TKG+, Taipei 6 May – 25 June
Chia-En Jao’s latest solo exhibition comprises three works, including Taxi (2016), a work commissioned by the Guggenheim Museum in New York, in which the Taiwanese artist asks Taipei taxi drivers to take him to various locations of historical significance – for instance, the Chiang Kai-Shek Memorial Hall – while he steers their conversations towards politics. Sometimes the artist is lucky and has a productive dialogue; at other times he is given the cold shoulder. The resulting video looks like a ‘hidden camera’ documentary, revealing the personal memories and ideas of different characters; together these conversations constitute a parallel narrative to the ‘standard’ interpretation of local history.

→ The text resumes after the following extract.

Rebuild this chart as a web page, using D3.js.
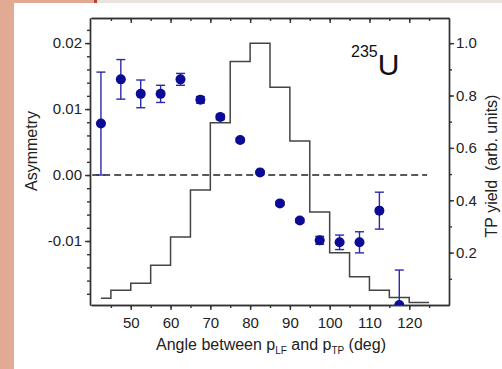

There are also moments in the video when the drivers start to comment on the political and social situation of Taiwan today: one of them vividly recounts his experience with the newly rich tourists from mainland China, through which one can easily sense a mixed feeling regarding cross-Strait relations in Taiwanese society. Like Jao’s previous work REM Sleep (2011, not on show here), in which he invited immigrant workers from Southeast Asia to narrate their dreams in front of the camera, Taxi is a work based on individual voices and a methodology that has become something of a signature for the artist.
The screen showing Counterclockwise (2017) actually moves counterclockwise: attached to a motorised arm, the projection rotates 360 degrees each hour, transforming a temporal experience into one that, for the audience, is spatial as well. Unsurprisingly, the video itself talks about time, or more precisely, the loss of time. The artist deploys only silent footage to trace the historical backdrop around the 2015 reconstruction of the Kusukusu Jiniya Shinto shrine in Kus Kus Village, Taiwan. The whole story began in 1871, when a group of shipwrecked Ryukyuan sailors were murdered by Paiwan aborigines near the southwestern tip of Taiwan, in what is known as the Mudan incident, and which gave the Japanese an excuse to later send troops to Taiwan. In the video, we can see the Kusukusu Jiniya Shinto shrine on the mountain’s summit pointing towards Padriyiur Bay, where the Ryukyuan ship foundered, with flashes of light emitting Morse code far away from the bay, giving names and basic records of survivors of the Mudan incident. The images look calm and poetic, in contrast to the violent and sad stories concealed in the landscape. The reconstruction of the shrine also invokes controversial responses, reflecting different interpretations of this symbolic architecture in Taiwan.
More symbols and icons can be seen in the A Question of Balance series (2017), which comprises 11 watercolours, each depicting a shirtless man balancing a long carrying pole across his shoulders. Strung on either end of the pole are images related to local history and beyond. The long individual titles of these watercolours offer descriptions of the unusual loads, for example American cartoon in 1882 depicting John Bull as octopus; Skull in Egyptologist George Gliddon and Surgeon Josiah Nott’s Types of Mankind (1854): Fig. 344 Young Chimpanzee; detail of 1910 British- Japanese exhibition poster; woodcut print by Huang Rong-Can: Children in Hunger; Karl Marx monument in Chemnitz, Germany, designed by Lev Kerbel. It is not easy to figure out all the details about the artist’s arrangement of these visual elements, but here viewers are invited to produce their own narratives following the artist’s cues. Like the drivers in Taxi.